NWMS: Compare the music industry now to when you started.

Buzz: Oh, it’s not a lot different. Back when I started bands didn’t get paid from record labels, and now bands don’t get paid from record labels. Same deal. Yeah, I mean, people have this vision that 35 years ago record labels were check-writing angels. None of that’s true. There were a few here and there, but the handful of record labels then or now that you could trust, maybe a handful, they’re as rare as a dodo bird.

NWMS: You left the northwest before the big explosion, was that because you thought your music had a better chance somewhere else?
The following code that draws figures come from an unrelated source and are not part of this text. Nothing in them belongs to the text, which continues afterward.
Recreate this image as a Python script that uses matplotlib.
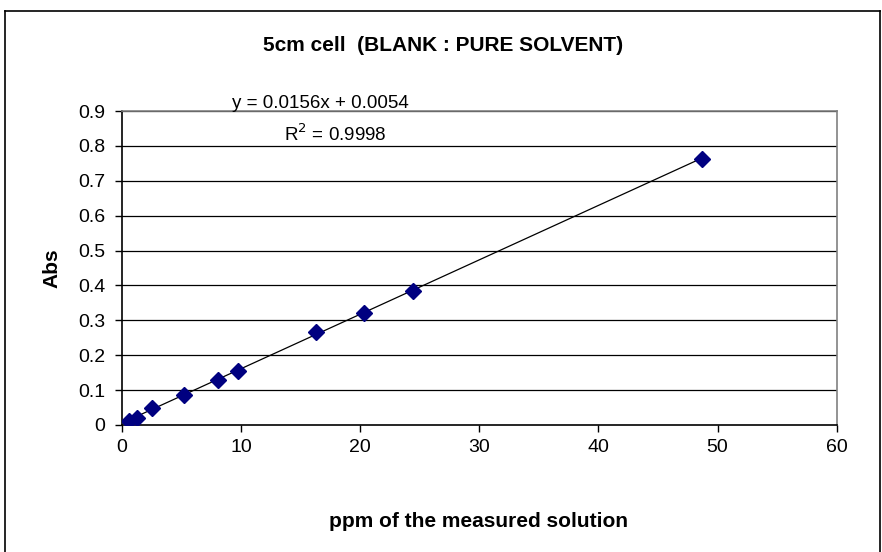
import matplotlib.pyplot as plt
from matplotlib.lines import Line2D

# data
ppm = [0.61, 1.28, 2.54, 5.23, 8.09, 9.71, 16.26, 20.32, 24.4, 48.7]
absorb = [0.011, 0.021, 0.050, 0.085, 0.129, 0.156, 0.266, 0.322, 0.385, 0.762]
slope = 0.0156
intercept = 0.0054
x_ticks = [0, 10, 20, 30, 40, 50, 60]
y_ticks = [0, 0.1, 0.2, 0.3, 0.4, 0.5, 0.6, 0.7, 0.8, 0.9]

plt.rcParams['font.family'] = ['Liberation Sans', 'DejaVu Sans']

fig = plt.figure(figsize=(8.82, 5.52), dpi=100)
ax = fig.add_axes([0.1383, 0.2301, 0.8103, 0.5688])

# gridlines
for yt in y_ticks[1:]:
    ax.axhline(yt, color='black', lw=0.9, zorder=1)

# linear trend line
x_fit = [min(ppm), max(ppm)]
y_fit = [slope * v + intercept for v in x_fit]
ax.plot(x_fit, y_fit, color='black', lw=0.9, zorder=2)

ax.plot(ppm, absorb, linestyle='none', marker='D', markersize=8.5,
        color='#000080', zorder=3)

ax.set_xlim(0, 60)
ax.set_ylim(0, 0.9)
ax.set_xticks(x_ticks)
ax.set_yticks(y_ticks)
ax.set_xticklabels([str(v) for v in x_ticks])
ax.set_yticklabels(['0'] + ['%.1f' % v for v in y_ticks[1:]])
ax.tick_params(direction='out', length=5, width=1, labelsize=14, pad=7)
ax.tick_params(axis='x', pad=5)

ax.spines['left'].set_color('black')
ax.spines['bottom'].set_color('black')
ax.spines['top'].set_color('#808080')
ax.spines['right'].set_color('#808080')
for s in ax.spines.values():
    s.set_linewidth(1.2)

fig.text(0.502, 0.918, '5cm cell  (BLANK : PURE SOLVENT)', ha='center',
         va='center', fontsize=15, fontweight='bold')
fig.text(0.543, 0.055, 'ppm of the measured solution', ha='center',
         va='center', fontsize=15, fontweight='bold')
fig.text(0.059, 0.515, 'Abs', ha='center', va='center', rotation=90,
         fontsize=15, fontweight='bold')

fig.text(0.363, 0.812, 'y = 0.0156x + 0.0054', ha='center', va='center',
         fontsize=13.5)
fig.text(0.38, 0.757, 'R$^2$ = 0.9998', ha='center', va='center',
         fontsize=13.5)

# outer chart border
for xs, ys in [([0.0057, 0.0057], [0.98, -0.1]),
               ([0.0057, 0.9977], [0.98, 0.98]),
               ([0.9977, 0.9977], [0.98, -0.1])]:
    fig.add_artist(Line2D(xs, ys, color='black', lw=1.2, transform=fig.transFigure))

fig.savefig('out.png', dpi=100)
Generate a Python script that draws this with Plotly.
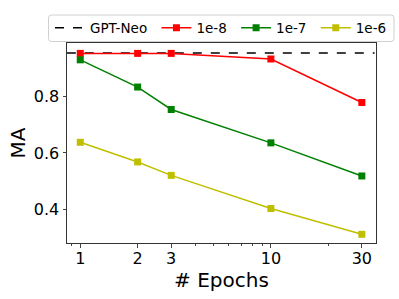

Buzz: No, it had nothing to do with that. Nothing to do with me wanting to get out… Maybe it was like a self-proving thing. Proving I could start over and have it work. In a whole new environment and I never regretted it. You know, some bands did well with it. I don’t know. I never felt part of any scene. I like a lot of people who are involved with a lot of that stuff like the Mudhoney guys, Mark and Steve I liked a great deal, I liked the guys from Soundgarden a great deal but as far as the rest of it, I never gave a fuck about it. Without the benefit of any of that stuff, we did fine, started completely over and actually had a pretty easy time doing it.

NWMS: Hard to say what would have happened had you stayed, your sound wasn’t exactly a commercially accepted sound at the time.

Buzz: There’s no way of knowing that. No way of predicting that sort of thing. I never had any faith in it happening but I just always made music that I liked. I operated in a way that I felt was right. That’s it. I mean, I don’t have any idea what anyone wants or what would sell. I don’t understand why stuff sells. I usually don’t hear what people are hearing today. Once in a while I agree with the masses, and yes that particular song’s really good, but by and large there has never been a time that I thought that the masses were right about almost any of this shit. I don’t do it trying to be perverse, it’s just how it works. I don’t know why.